Kernel tuning.
sysctl drop-ins and tuned profiles.
dbadmin1 wants two kernel parameters raised and made permanent, and the throughput-performance tuned profile applied, plus a way to see what tuned changed underneath.
dbadmin1 is tuning the DB tier and hands you two exact numbers: raise net.core.somaxconn, the TCP listen queue, to 4096, and pin vm.swappiness at 10, the value from the emergency-swap ticket, this time confirming it actually survives a reboot. Both belong in /etc/sysctl.d/. Then switch the box to the throughput-performance tuned profile so the kernel favors sustained throughput, and show what that profile quietly changes underneath.
Two things trip people. A value set with sysctl -w is live immediately but gone at the next reboot, so persistence means a file, not a flag. And a sysctl drop-in and a tuned profile can both reach for the same knob, so when they disagree you have to know the drop-in wins.
The ticket
sudo dnf install -y tuned sudo systemctl enable --now tuned tuned-adm active
Concept review. sysctl and tuned-adm.
man sysctl man tuned-adm
sysctl KEY read the current runtime value sysctl -w KEY=VAL set at runtime, gone after reboot /etc/sysctl.d/*.conf persistent settings, loaded at boot sysctl --system reload all sysctl.d files now
tuned-adm list available profiles tuned-adm active the currently applied profile tuned-adm profile NAME switch profile, persists across reboot tuned-adm verify confirm the live settings match the profile
Common profiles: balanced is the default, throughput-performance is for servers under sustained load, latency-performance for low latency, and virtual-guest for VMs.
Read the current values
sysctl net.core.somaxconn sysctl vm.swappiness sysctl -a 2>/dev/null | grep -E 'somaxconn|swappiness'
Set persistent values in sysctl.d
Write a drop-in rather than editing /etc/sysctl.conf, which is effectively deprecated. The 99- prefix makes the file load last so it wins over earlier defaults. Then apply without a reboot.
sudo tee /etc/sysctl.d/99-server1-db-tuning.conf << 'EOF' # DB tier tuning vm.swappiness = 10 net.core.somaxconn = 4096 EOF sudo sysctl --system # shows which file each value came from sysctl net.core.somaxconn vm.swappiness
Apply and verify a tuned profile
Switching a profile is persistent by design, stored in /etc/tuned/active_profile and reapplied at boot, so there is no separate persistence step. verify confirms the live system still matches the profile.

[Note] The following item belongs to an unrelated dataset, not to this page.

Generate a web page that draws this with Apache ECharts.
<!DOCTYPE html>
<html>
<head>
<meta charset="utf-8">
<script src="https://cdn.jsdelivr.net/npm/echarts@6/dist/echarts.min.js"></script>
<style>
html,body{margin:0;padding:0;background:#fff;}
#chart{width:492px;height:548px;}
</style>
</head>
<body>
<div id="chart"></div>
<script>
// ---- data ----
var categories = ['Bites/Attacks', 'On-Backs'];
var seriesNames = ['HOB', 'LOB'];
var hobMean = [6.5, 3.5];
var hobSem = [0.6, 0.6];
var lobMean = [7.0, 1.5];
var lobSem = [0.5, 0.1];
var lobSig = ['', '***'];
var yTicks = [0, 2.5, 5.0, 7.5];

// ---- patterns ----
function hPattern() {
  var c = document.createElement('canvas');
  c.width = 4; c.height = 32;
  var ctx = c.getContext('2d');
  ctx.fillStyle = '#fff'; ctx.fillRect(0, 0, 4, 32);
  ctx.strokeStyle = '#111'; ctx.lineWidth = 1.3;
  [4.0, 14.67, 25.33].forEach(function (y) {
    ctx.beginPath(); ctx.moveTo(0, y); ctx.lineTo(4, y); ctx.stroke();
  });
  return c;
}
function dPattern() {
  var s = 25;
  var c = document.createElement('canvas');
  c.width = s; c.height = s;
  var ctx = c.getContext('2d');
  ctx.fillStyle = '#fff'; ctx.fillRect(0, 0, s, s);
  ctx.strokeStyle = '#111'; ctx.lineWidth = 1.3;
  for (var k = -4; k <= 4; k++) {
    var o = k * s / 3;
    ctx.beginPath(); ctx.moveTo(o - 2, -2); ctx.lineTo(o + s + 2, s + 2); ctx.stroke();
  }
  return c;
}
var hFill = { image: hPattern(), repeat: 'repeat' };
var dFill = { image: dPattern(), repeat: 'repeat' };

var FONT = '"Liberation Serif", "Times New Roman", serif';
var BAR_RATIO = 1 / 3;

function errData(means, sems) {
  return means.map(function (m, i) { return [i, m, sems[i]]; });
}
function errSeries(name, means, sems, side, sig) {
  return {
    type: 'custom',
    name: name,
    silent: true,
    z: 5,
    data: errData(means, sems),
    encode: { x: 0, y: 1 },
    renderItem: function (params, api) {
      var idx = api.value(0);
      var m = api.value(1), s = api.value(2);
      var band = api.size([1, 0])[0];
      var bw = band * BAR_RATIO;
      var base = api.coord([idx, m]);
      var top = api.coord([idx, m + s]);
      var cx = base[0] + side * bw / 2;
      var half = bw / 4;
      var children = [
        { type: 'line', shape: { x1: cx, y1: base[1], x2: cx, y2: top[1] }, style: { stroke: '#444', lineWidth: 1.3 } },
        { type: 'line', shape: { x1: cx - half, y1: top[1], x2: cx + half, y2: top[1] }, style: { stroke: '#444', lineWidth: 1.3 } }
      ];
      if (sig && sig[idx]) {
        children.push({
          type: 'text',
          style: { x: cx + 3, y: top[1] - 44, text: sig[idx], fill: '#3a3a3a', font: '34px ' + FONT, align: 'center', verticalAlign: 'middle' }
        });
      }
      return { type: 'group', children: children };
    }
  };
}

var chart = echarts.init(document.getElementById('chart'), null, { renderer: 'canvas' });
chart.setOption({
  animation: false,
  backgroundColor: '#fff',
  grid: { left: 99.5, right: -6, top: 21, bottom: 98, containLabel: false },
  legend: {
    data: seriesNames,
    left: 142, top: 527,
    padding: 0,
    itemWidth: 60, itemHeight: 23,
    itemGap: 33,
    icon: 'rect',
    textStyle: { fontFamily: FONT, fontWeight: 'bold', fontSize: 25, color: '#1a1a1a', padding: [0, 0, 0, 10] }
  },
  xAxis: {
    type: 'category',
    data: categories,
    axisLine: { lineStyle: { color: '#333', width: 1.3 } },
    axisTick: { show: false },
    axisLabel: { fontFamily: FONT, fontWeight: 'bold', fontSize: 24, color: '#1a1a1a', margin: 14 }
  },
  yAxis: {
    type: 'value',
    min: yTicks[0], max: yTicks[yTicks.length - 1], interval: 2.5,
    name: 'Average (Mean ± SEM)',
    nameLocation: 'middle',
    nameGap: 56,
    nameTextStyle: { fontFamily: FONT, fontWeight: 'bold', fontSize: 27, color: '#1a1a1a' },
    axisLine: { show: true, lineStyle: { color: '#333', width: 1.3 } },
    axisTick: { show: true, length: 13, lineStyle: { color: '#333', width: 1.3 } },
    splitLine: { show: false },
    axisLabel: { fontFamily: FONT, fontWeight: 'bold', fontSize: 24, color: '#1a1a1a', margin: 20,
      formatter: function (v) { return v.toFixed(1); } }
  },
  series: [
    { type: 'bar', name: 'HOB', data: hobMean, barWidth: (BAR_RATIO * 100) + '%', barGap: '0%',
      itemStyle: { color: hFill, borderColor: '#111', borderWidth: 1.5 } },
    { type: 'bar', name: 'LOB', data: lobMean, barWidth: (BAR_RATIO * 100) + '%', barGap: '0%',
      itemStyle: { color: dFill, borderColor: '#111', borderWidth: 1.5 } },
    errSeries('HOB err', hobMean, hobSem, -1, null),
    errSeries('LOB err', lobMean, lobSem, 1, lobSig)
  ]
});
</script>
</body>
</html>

tuned-adm list sudo tuned-adm profile throughput-performance tuned-adm active sudo tuned-adm verify # see what the profile actually sets cat /usr/lib/tuned/throughput-performance/tuned.conf
When a drop-in and tuned collide
If tuned-adm verify ever fails, something is overriding the profile, and it is usually one of your own /etc/sysctl.d/ files. For sysctl values, the drop-in wins over tuned. Decide which value you actually want and keep them consistent.

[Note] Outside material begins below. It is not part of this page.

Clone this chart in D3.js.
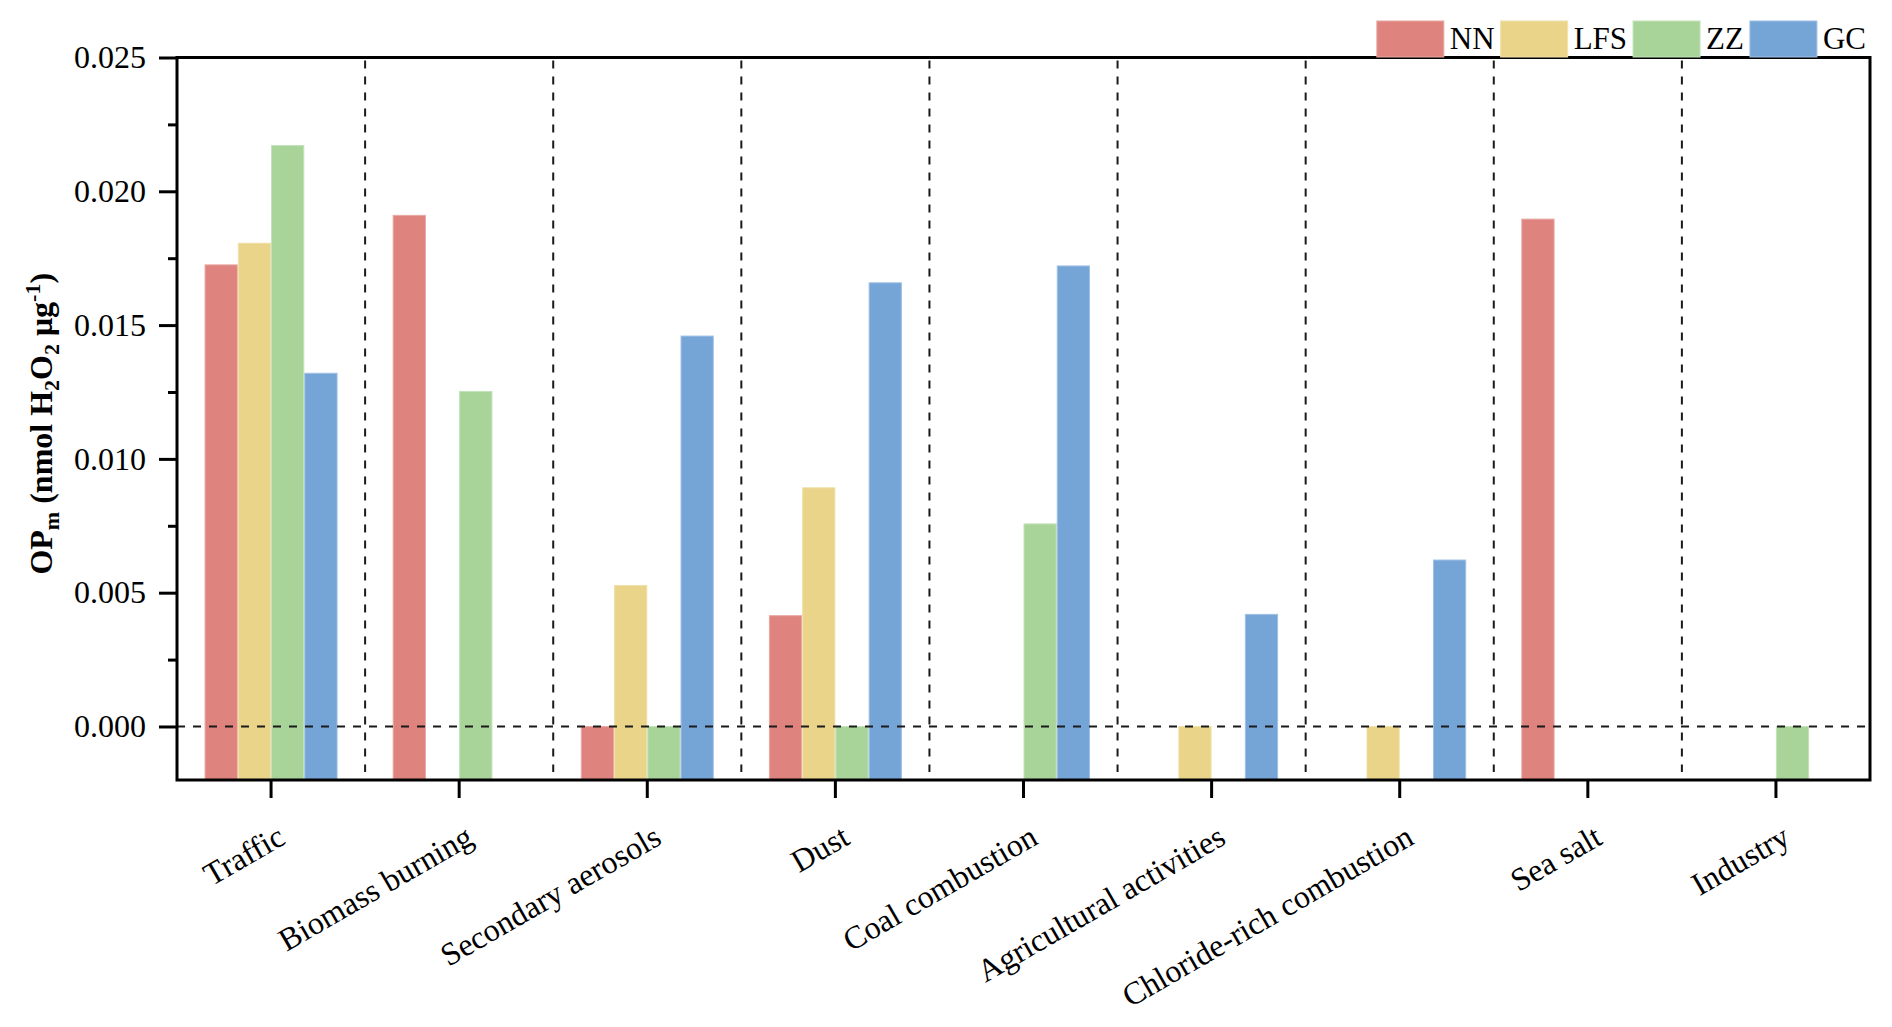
<!DOCTYPE html>
<html>
<head>
<meta charset="utf-8">
<script src="https://cdn.jsdelivr.net/npm/d3@7"></script>
<style>
  html, body { margin: 0; padding: 0; background: #fff; }
  svg { display: block; }
  text { font-family: "Liberation Serif", "Times New Roman", serif; fill: #000; }
</style>
</head>
<body>
<svg id="chart" width="1892" height="1027"></svg>
<script>
// ---- data ----
const categories = ["Traffic", "Biomass burning", "Secondary aerosols", "Dust", "Coal combustion",
  "Agricultural activities", "Chloride-rich combustion", "Sea salt", "Industry"];
const seriesNames = ["NN", "LFS", "ZZ", "GC"];
const nnValues  = [0.01725, 0.0191, 0.0, 0.00414, null, null, null, 0.01896, null];
const lfsValues = [0.01806, null, 0.00527, 0.00892, null, 0.0, 0.0, null, null];
const zzValues  = [0.02171, 0.01252, 0.0, 0.0, 0.00757, null, null, null, 0.0];
const gcValues  = [0.01320, null, 0.01459, 0.01658, 0.01721, 0.00419, 0.00622, null, null];
const yTickValues = [0, 0.005, 0.010, 0.015, 0.020, 0.025];
const yMinorTickValues = [0.0025, 0.0075, 0.0125, 0.0175, 0.0225];

const colors = { NN: "#de837d", LFS: "#e9d48a", ZZ: "#a8d49a", GC: "#75a4d6" };
const strokeColors = { NN: "#e8a8a3", LFS: "#f0e0aa", ZZ: "#c3e2b8", GC: "#a0c0e4" };

const seriesValues = { NN: nnValues, LFS: lfsValues, ZZ: zzValues, GC: gcValues };

// ---- layout ----
const svg = d3.select("#chart");
const pLeft = 177, pRight = 1870, pTop = 57.5, pBottom = 780;

const x = d3.scaleBand().domain(categories).range([pLeft, pRight]).padding(0);
const bw = x.bandwidth();
const groupW = bw * 0.707;
const xInner = d3.scaleBand().domain(seriesNames)
  .range([(bw - groupW) / 2, (bw + groupW) / 2]).padding(0);
const y = d3.scaleLinear().domain([-0.002, 0.025]).range([pBottom, pTop]);

// bars
const barData = [];
categories.forEach((c, i) => {
  seriesNames.forEach(s => {
    const v = seriesValues[s][i];
    if (v !== null && v !== undefined) barData.push({ cat: c, series: s, value: v });
  });
});

svg.append("g").selectAll("rect")
  .data(barData)
  .join("rect")
  .attr("x", d => x(d.cat) + xInner(d.series) + 0.5)
  .attr("width", xInner.bandwidth() - 1)
  .attr("y", d => y(d.value))
  .attr("height", d => y(-0.002) - y(d.value))
  .attr("fill", d => colors[d.series])
  .attr("stroke", d => strokeColors[d.series])
  .attr("stroke-width", 1);

// vertical dashed separators
const separators = categories.slice(1);
svg.append("g").selectAll("line")
  .data(separators)
  .join("line")
  .attr("x1", d => x(d)).attr("x2", d => x(d))
  .attr("y1", pTop + 3).attr("y2", pBottom - 8)
  .attr("stroke", "#1a1a1a").attr("stroke-width", 2)
  .attr("stroke-dasharray", "8,8");

// zero dashed line
svg.append("line")
  .attr("x1", pLeft).attr("x2", pRight)
  .attr("y1", y(0)).attr("y2", y(0))
  .attr("stroke", "#1a1a1a").attr("stroke-width", 2)
  .attr("stroke-dasharray", "8,8");

// frame
svg.append("rect")
  .attr("x", pLeft).attr("y", pTop)
  .attr("width", pRight - pLeft).attr("height", pBottom - pTop)
  .attr("fill", "none").attr("stroke", "#000").attr("stroke-width", 3);

// y axis
const yAxis = d3.axisLeft(y).tickValues(yTickValues).tickFormat(d3.format(".3f"))
  .tickSize(18).tickPadding(13);
const gy = svg.append("g").attr("transform", `translate(${pLeft},0)`).call(yAxis);
gy.select(".domain").remove();
gy.selectAll(".tick line").attr("stroke", "#000").attr("stroke-width", 3);
gy.selectAll(".tick text").attr("font-family", "Liberation Serif").attr("font-size", 32).attr("fill", "#000");

const yMinor = d3.axisLeft(y).tickValues(yMinorTickValues).tickFormat("").tickSize(9);
const gym = svg.append("g").attr("transform", `translate(${pLeft},0)`).call(yMinor);
gym.select(".domain").remove();
gym.selectAll(".tick line").attr("stroke", "#000").attr("stroke-width", 3);

// x axis
const xAxis = d3.axisBottom(x).tickSize(18).tickFormat("");
const gx = svg.append("g").attr("transform", `translate(0,${pBottom})`).call(xAxis);
gx.select(".domain").remove();
gx.selectAll(".tick line").attr("stroke", "#000").attr("stroke-width", 3);

// x labels rotated
svg.append("g").selectAll("text")
  .data(categories)
  .join("text")
  .attr("transform", d => `translate(${x(d) + bw / 2 + 16},${pBottom + 63}) rotate(-30)`)
  .attr("text-anchor", "end")
  .attr("font-size", 32)
  .text(d => d);

// y label
const yl = svg.append("text")
  .attr("transform", `translate(52,${(pTop + pBottom) / 2 + 5}) rotate(-90)`)
  .attr("text-anchor", "middle")
  .attr("font-weight", "bold")
  .attr("font-size", 32);
yl.append("tspan").text("OP");
yl.append("tspan").attr("font-size", 22).attr("dy", 7).text("m");
yl.append("tspan").attr("dy", -7).text(" (nmol H");
yl.append("tspan").attr("font-size", 22).attr("dy", 7).text("2");
yl.append("tspan").attr("dy", -7).text("O");
yl.append("tspan").attr("font-size", 22).attr("dy", 7).text("2");
yl.append("tspan").attr("dy", -7).text(" μg");
yl.append("tspan").attr("font-size", 22).attr("dy", -12).text("-1");
yl.append("tspan").attr("dy", 12).text(")");

// legend
const legend = svg.append("g");
const rectW = 67, rectH = 36, legendTop = 21, legendRight = 1866;
let items = [];
seriesNames.forEach(s => {
  const g = legend.append("g");
  g.append("rect").attr("x", 0).attr("y", legendTop).attr("width", rectW).attr("height", rectH)
    .attr("fill", colors[s]).attr("stroke", strokeColors[s]).attr("stroke-width", 1);
  const t = g.append("text").attr("x", rectW + 6).attr("y", 49)
    .attr("font-size", 31).text(s);
  items.push({ g, w: rectW + 6 + t.node().getComputedTextLength() });
});
const gap = 6;
const totalW = d3.sum(items, d => d.w) + gap * (items.length - 1);
let cx = legendRight - totalW;
items.forEach(it => {
  it.g.attr("transform", `translate(${cx},0)`);
  cx += it.w + gap;
});
</script>
</body>
</html>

sudo tuned-adm verify # if it fails, check which sysctl keys collide with your 99- file
Exam questions
Write the command first.
Q1. Show the current value of net.ipv4.ip_forward.
Q2. Persistently set vm.swappiness to 5 and kernel.pid_max to 4194304, and apply without rebooting.
Q3. Switch the tuned profile to latency-performance so it persists, and verify it was applied.
Answers.
# A1 sysctl net.ipv4.ip_forward # A2 sudo tee /etc/sysctl.d/99-tuning.conf << 'EOF' vm.swappiness = 5 kernel.pid_max = 4194304 EOF sudo sysctl --system # A3 sudo tuned-adm profile latency-performance tuned-adm active; sudo tuned-adm verify
Final checklist: confirm everything works
If every check passes, the ticket is done.
# 1. drop-in exists with both values active sysctl net.core.somaxconn vm.swappiness # 2. tuned profile is throughput-performance and verifies tuned-adm active; sudo tuned-adm verify # 3. all three exam commands written from scratch # 4. tracker entry checked off
Reply to dbadmin1: sysctl drop-in at /etc/sysctl.d/99-server1-db-tuning.conf with swappiness 10 and somaxconn 4096. tuned profile is throughput-performance and persistent, verified with tuned-adm verify.